Veteran Clay Luthy and his service dog Charlotte both work at a Texas Lowe’s
After three deployments and multiple injuries to his knees, Clay Luthy had to retire from the Air Force. He needed a job back at home, but the disabled veteran also needed a position that would allow him to work alongside his service dog Charlotte. Thankfully a local Lowe’s had a position for the pair.
“We were interviewing people for his position. And he was one of the applicants. And so he showed up for the interview and he had Charlotte with him,” Jay Fellers, manager at Lowe’s, told CNN affiliate KRBC. Dressed in their matching vests, Clay and Charlotte now hit the floors of the hardware store in Abilene, Texas and help customers find what they need. They are quite popular with customers as Charlotte is known for her natural friendliness.

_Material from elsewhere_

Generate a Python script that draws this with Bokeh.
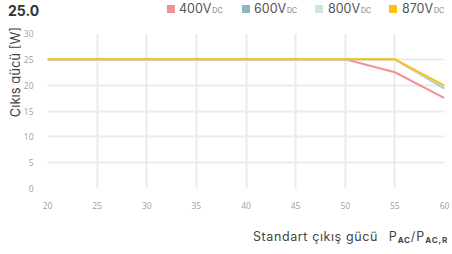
from bokeh.plotting import figure
from bokeh.models import Range1d, FixedTicker, Div
from bokeh.layouts import column, row
from bokeh.embed import file_html
from bokeh.resources import INLINE

# ---- data ----
x_vals = [20, 25, 30, 35, 40, 45, 50, 55, 60]
v400 = [25, 25, 25, 25, 25, 25, 25, 22.5, 17.5]
v600 = [25, 25, 25, 25, 25, 25, 25, 25, 19.4]
v800 = [25, 25, 25, 25, 25, 25, 25, 25, 19.6]
v870 = [25, 25, 25, 25, 25, 25, 25, 25, 19.9]
series_names = ["400V", "600V", "800V", "870V"]
series_colors = ["#f09196", "#8fb5bf", "#cbe6dd", "#fcbf14"]
x_ticks = [20, 25, 30, 35, 40, 45, 50, 55, 60]
y_ticks = [0, 5, 10, 15, 20, 25, 30]
title_text = "25.0"
y_title = "Çıkış gücü [W]"
x_title = "Standart çıkış gücü"

W, H = 452, 254
TOP_H, BOT_H, YL_W = 27, 42, 20
MID_H = H - TOP_H - BOT_H
FIG_W = W - YL_W
FW, FH = 397, 155
LEFT = 46 - YL_W
TOPB = 33 - TOP_H

p = figure(width=FIG_W, height=MID_H, output_backend="svg", toolbar_location=None,
           x_range=Range1d(20, 60), y_range=Range1d(0, 30),
           frame_width=FW, frame_height=FH,
           min_border_left=LEFT, min_border_right=FIG_W - LEFT - FW,
           min_border_top=TOPB, min_border_bottom=MID_H - TOPB - FH, margin=0)
p.outline_line_color = None

for ys, c in zip([v400, v600, v800, v870], series_colors):
    p.line(x_vals, ys, line_color=c, line_width=2)

for ax in (p.xaxis[0], p.yaxis[0]):
    ax.axis_line_color = None
    ax.major_tick_line_color = None
    ax.minor_tick_line_color = None
    ax.major_label_text_color = "#a0a0a0"
    ax.major_label_text_font = "Open Sans"
    ax.major_label_text_font_size = "8.5px"
p.xaxis.ticker = FixedTicker(ticks=x_ticks)
p.yaxis.ticker = FixedTicker(ticks=y_ticks)
p.xaxis.major_label_standoff = 7
p.yaxis.major_label_standoff = 8
p.grid.grid_line_color = "#ebebeb"
p.grid.grid_line_width = 2
p.xgrid.ticker = FixedTicker(ticks=x_ticks)
p.ygrid.ticker = FixedTicker(ticks=y_ticks)

# ---- top: title + legend ----
sq_x = [167, 242, 315, 389]
tx_x = [179, 254, 328, 402]
parts = [f'<div style="position:absolute;left:8px;top:3px;font:bold 14px/16px Inter;color:#333;white-space:nowrap">{title_text}</div>']
for sx, tx, name, c in zip(sq_x, tx_x, series_names, series_colors):
    parts.append(f'<div style="position:absolute;left:{sx}px;top:5px;width:8px;height:8px;background:{c}"></div>')
    parts.append(f'<div style="position:absolute;left:{tx}px;top:2px;font:12.5px/13px Inter;color:#555;white-space:nowrap">'
                 f'{name}<span style="font-size:7px;margin-left:1px;color:#777">DC</span></div>')
top_div = Div(text=f'<div style="position:relative;width:{W}px;height:{TOP_H}px">' + "".join(parts) + '</div>',
              width=W, height=TOP_H, margin=0)

# ---- left: y title ----
yl_div = Div(text=f'<div style="position:relative;width:{YL_W}px;height:{MID_H}px">'
                  f'<div style="position:absolute;left:7px;top:0px;writing-mode:vertical-rl;transform:rotate(180deg);'
                  f'font:13px/16px Inter;color:#444;white-space:nowrap">{y_title}</div></div>',
             width=YL_W, height=MID_H, margin=0)

# ---- bottom: x title ----
sub = 'font-size:8px;font-weight:bold;letter-spacing:0.8px;position:relative;top:2px'
bot_div = Div(text=f'<div style="position:relative;width:{W}px;height:{BOT_H}px">'
                   f'<div style="position:absolute;left:253px;top:19px;font:12.5px/12px Inter;letter-spacing:0.6px;color:#444;white-space:nowrap">{x_title}</div>'
                   f'<div style="position:absolute;right:4px;top:19px;font:12.5px/12px Inter;letter-spacing:1px;color:#444;white-space:nowrap">'
                   f'P<span style="{sub}">AC</span>/P<span style="{sub}">AC,R</span></div>'
                   f'</div>',
              width=W, height=BOT_H, margin=0)

layout = column(top_div, row(yl_div, p, spacing=0, margin=0), bot_div, spacing=0, margin=0)

open("out.html", "w").write(file_html(layout, INLINE))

Customer Judy Dechert Rose shared the picture of them below on her Facebook page. “I love Abilene Lowes, way to go,” she wrote. “This is a disabled vet who struggled to get a job because he needs his service dog! Lowes hired them BOTH!!”
While customers love Clay and Charlotte, the retired Air Force veteran is also thrilled to have a job again. He told reporters that he can’t stand sitting at home. They’ve been working part-time at Lowe’s for two months.
The pair has been together for 10 years and together they’re training another service dog. “Instead of medications, I have Charlotte,” Clay explained. Emotional support and service animals are a huge help for people with disabilities, including veterans – many of whom suffer from post-traumatic stress disorder.
PTSD happens after a person has experienced trauma or injury – both of which are common side effects of war. About seven to eight of every 100 people in the United States will experience PTSD at some point in their lives. The number of veterans who come back with it is incredibly hard to track because soldiers aren’t encouraged to report it. It’s a topic often discussed in our home because my fiancé spent 18 months in Afghanistan when he was in the military. Between 11 and 20% of veterans who served in the wars in Iraq and Afghanistan reported experiencing PTSD.
What we do know is that man’s best friend can be a lifesaver for veterans. Bonding with dogs can have biological effects like higher levels of the hormone oxytocin. “Oxytocin improves trust, the ability to interpret facial expressions, the overcoming of paranoia and other pro-social effects—the opposite of PTSD symptoms,” Meg Daley Olmert, of Warrior Canine Connection, told the Smithsonian Magazine. It makes absolute sense that Lowe’s would allow Clay to bring Charlotte to work. She’s well trained and will only help the veteran do his job better. We just hope more American companies will follow their lead and hire more disabled veterans. It’s the least we can do for those that have done so much for us.